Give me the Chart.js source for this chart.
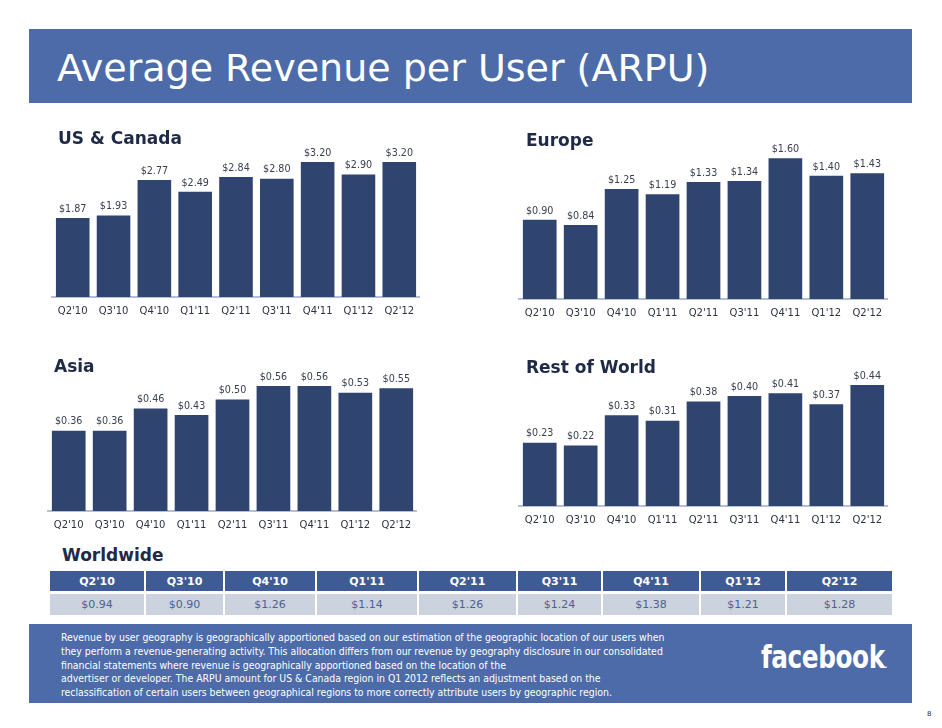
--
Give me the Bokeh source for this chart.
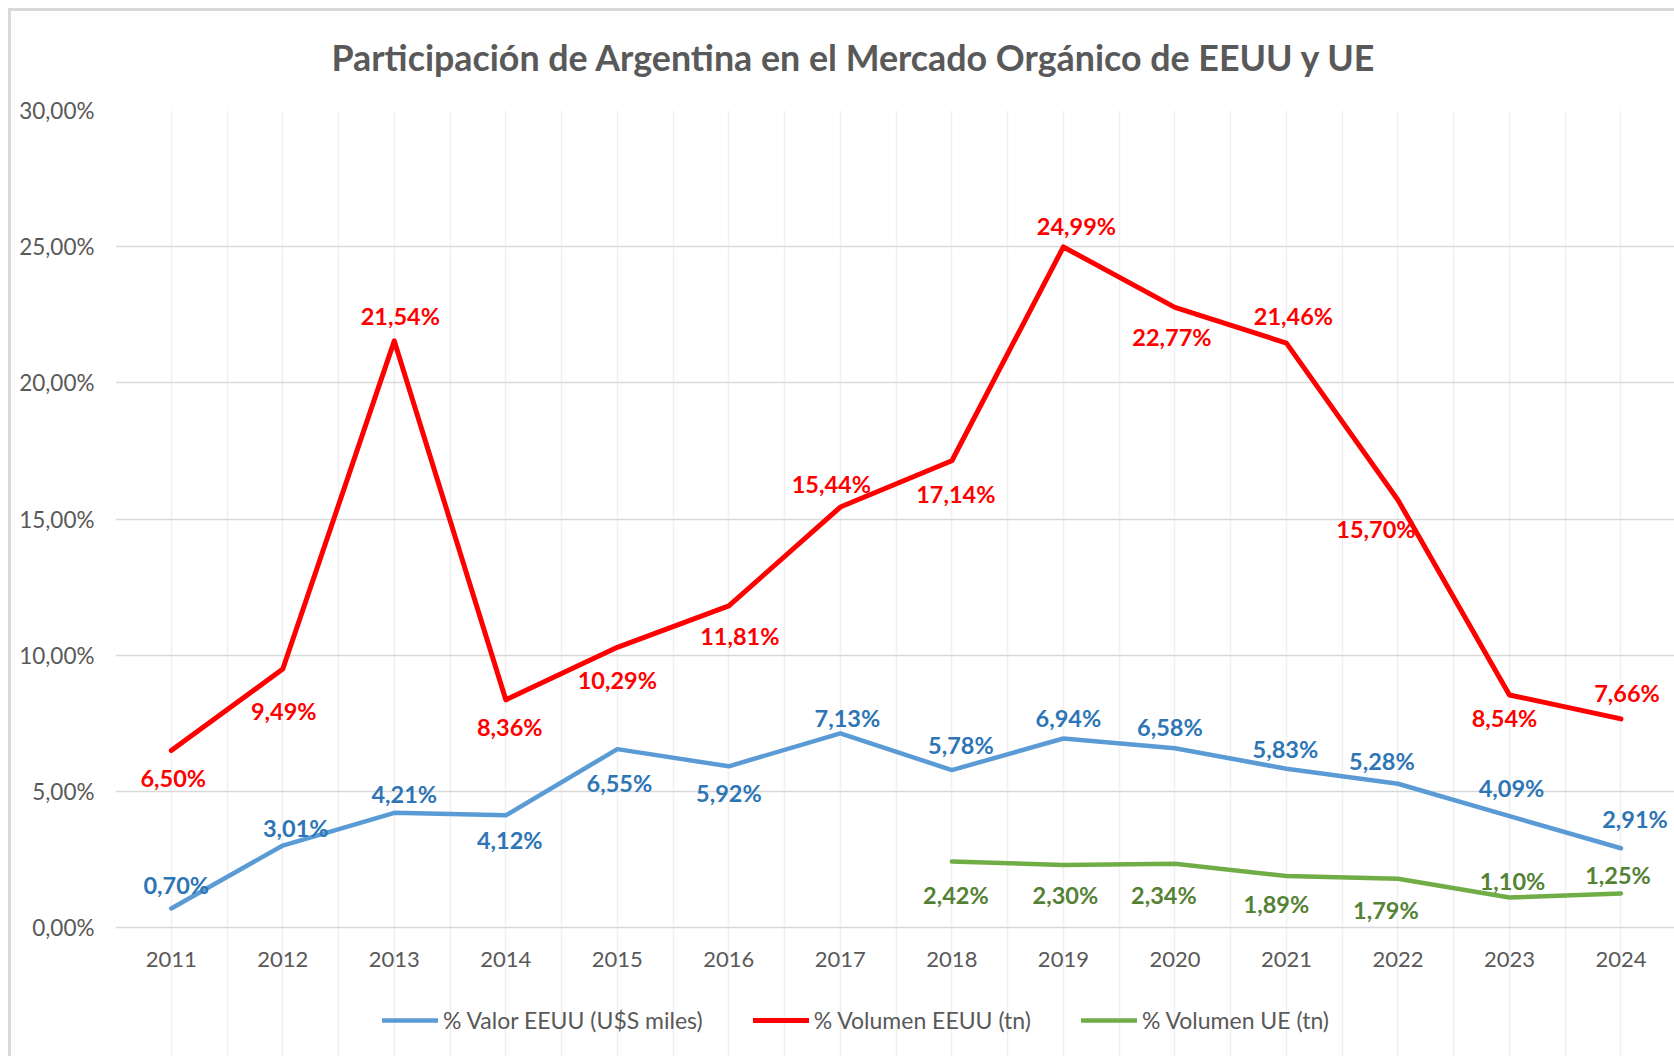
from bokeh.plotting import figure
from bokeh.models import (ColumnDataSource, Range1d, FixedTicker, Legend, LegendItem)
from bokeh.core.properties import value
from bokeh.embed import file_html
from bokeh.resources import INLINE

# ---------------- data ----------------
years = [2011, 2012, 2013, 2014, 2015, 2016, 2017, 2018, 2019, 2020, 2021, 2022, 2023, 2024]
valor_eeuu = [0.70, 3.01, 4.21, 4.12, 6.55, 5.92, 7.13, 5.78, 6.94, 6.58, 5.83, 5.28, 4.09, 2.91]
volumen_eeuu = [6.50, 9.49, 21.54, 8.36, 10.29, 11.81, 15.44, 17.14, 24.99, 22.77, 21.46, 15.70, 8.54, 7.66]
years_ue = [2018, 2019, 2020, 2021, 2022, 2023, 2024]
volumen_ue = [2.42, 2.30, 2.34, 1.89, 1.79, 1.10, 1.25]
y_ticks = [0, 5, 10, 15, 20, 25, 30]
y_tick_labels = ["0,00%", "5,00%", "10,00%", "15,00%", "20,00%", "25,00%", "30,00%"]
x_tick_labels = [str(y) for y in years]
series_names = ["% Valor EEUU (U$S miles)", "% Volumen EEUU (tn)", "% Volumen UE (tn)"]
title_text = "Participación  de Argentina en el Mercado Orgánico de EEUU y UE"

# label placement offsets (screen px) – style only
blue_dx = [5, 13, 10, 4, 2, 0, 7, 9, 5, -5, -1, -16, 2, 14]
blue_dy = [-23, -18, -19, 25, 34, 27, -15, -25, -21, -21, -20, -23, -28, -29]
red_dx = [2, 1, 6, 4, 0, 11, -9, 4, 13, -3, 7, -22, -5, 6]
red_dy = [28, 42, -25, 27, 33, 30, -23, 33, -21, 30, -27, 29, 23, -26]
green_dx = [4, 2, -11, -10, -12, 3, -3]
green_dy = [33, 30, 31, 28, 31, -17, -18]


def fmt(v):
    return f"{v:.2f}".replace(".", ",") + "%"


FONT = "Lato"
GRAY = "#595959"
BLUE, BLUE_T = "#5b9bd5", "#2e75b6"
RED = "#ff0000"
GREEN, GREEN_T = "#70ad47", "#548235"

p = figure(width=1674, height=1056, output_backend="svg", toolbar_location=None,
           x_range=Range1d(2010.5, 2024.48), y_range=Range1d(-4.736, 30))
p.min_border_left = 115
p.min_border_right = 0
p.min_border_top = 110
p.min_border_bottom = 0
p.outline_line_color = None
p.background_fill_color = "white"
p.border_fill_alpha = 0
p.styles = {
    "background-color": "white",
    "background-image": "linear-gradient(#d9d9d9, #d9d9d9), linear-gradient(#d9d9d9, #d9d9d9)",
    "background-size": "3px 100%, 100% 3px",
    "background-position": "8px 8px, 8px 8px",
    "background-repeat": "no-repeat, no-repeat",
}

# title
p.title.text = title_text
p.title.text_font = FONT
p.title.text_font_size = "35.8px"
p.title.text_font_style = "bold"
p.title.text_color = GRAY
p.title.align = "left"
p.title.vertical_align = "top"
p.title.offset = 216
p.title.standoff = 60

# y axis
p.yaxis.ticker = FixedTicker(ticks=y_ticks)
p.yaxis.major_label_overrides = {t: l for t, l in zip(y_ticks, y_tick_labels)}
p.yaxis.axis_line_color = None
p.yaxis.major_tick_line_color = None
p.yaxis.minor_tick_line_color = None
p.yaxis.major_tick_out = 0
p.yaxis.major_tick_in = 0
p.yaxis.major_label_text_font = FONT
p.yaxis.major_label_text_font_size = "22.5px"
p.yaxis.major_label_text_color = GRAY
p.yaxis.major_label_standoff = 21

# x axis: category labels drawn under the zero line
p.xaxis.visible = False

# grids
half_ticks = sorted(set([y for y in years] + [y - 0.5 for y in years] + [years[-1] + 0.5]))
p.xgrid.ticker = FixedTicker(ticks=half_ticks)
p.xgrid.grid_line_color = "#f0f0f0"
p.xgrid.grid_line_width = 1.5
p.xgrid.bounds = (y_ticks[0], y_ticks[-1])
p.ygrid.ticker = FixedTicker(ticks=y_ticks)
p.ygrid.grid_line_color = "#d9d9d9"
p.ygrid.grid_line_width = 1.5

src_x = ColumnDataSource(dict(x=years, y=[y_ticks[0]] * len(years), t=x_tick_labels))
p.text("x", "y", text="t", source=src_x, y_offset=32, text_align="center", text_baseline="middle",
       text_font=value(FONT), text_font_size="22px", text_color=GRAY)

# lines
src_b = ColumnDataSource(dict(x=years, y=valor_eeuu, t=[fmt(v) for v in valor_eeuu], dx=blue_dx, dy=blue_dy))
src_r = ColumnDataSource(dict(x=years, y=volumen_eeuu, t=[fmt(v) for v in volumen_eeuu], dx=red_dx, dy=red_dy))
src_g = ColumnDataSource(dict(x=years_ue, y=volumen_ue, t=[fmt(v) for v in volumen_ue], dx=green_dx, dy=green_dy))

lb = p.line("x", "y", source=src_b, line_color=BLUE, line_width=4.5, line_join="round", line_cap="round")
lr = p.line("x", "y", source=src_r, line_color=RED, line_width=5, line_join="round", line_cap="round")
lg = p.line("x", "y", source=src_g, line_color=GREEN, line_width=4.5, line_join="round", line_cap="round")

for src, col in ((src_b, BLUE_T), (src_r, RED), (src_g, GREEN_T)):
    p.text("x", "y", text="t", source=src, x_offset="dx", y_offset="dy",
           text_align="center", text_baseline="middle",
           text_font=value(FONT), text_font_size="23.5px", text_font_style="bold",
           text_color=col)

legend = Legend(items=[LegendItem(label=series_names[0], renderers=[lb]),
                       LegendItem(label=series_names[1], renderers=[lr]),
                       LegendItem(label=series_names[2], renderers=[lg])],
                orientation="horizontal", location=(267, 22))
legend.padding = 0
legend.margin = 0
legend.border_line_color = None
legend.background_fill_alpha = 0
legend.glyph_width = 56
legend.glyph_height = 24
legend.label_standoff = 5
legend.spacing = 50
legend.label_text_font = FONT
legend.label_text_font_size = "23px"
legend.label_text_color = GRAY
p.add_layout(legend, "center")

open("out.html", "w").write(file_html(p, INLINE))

## PROBLEM TO WORK ON
In the listing above, find the line containing "Give me the Bokeh source for this chart." and the line containing "green_dy = [33, 30, 31, 28, 31, -17, -18]", then write out both of them and every line between, exactly, with no pictures.

## EXERCISE OUTPUT
Give me the Bokeh source for this chart.
from bokeh.plotting import figure
from bokeh.models import (ColumnDataSource, Range1d, FixedTicker, Legend, LegendItem)
from bokeh.core.properties import value
from bokeh.embed import file_html
from bokeh.resources import INLINE

# ---------------- data ----------------
years = [2011, 2012, 2013, 2014, 2015, 2016, 2017, 2018, 2019, 2020, 2021, 2022, 2023, 2024]
valor_eeuu = [0.70, 3.01, 4.21, 4.12, 6.55, 5.92, 7.13, 5.78, 6.94, 6.58, 5.83, 5.28, 4.09, 2.91]
volumen_eeuu = [6.50, 9.49, 21.54, 8.36, 10.29, 11.81, 15.44, 17.14, 24.99, 22.77, 21.46, 15.70, 8.54, 7.66]
years_ue = [2018, 2019, 2020, 2021, 2022, 2023, 2024]
volumen_ue = [2.42, 2.30, 2.34, 1.89, 1.79, 1.10, 1.25]
y_ticks = [0, 5, 10, 15, 20, 25, 30]
y_tick_labels = ["0,00%", "5,00%", "10,00%", "15,00%", "20,00%", "25,00%", "30,00%"]
x_tick_labels = [str(y) for y in years]
series_names = ["% Valor EEUU (U$S miles)", "% Volumen EEUU (tn)", "% Volumen UE (tn)"]
title_text = "Participación  de Argentina en el Mercado Orgánico de EEUU y UE"

# label placement offsets (screen px) – style only
blue_dx = [5, 13, 10, 4, 2, 0, 7, 9, 5, -5, -1, -16, 2, 14]
blue_dy = [-23, -18, -19, 25, 34, 27, -15, -25, -21, -21, -20, -23, -28, -29]
red_dx = [2, 1, 6, 4, 0, 11, -9, 4, 13, -3, 7, -22, -5, 6]
red_dy = [28, 42, -25, 27, 33, 30, -23, 33, -21, 30, -27, 29, 23, -26]
green_dx = [4, 2, -11, -10, -12, 3, -3]
green_dy = [33, 30, 31, 28, 31, -17, -18]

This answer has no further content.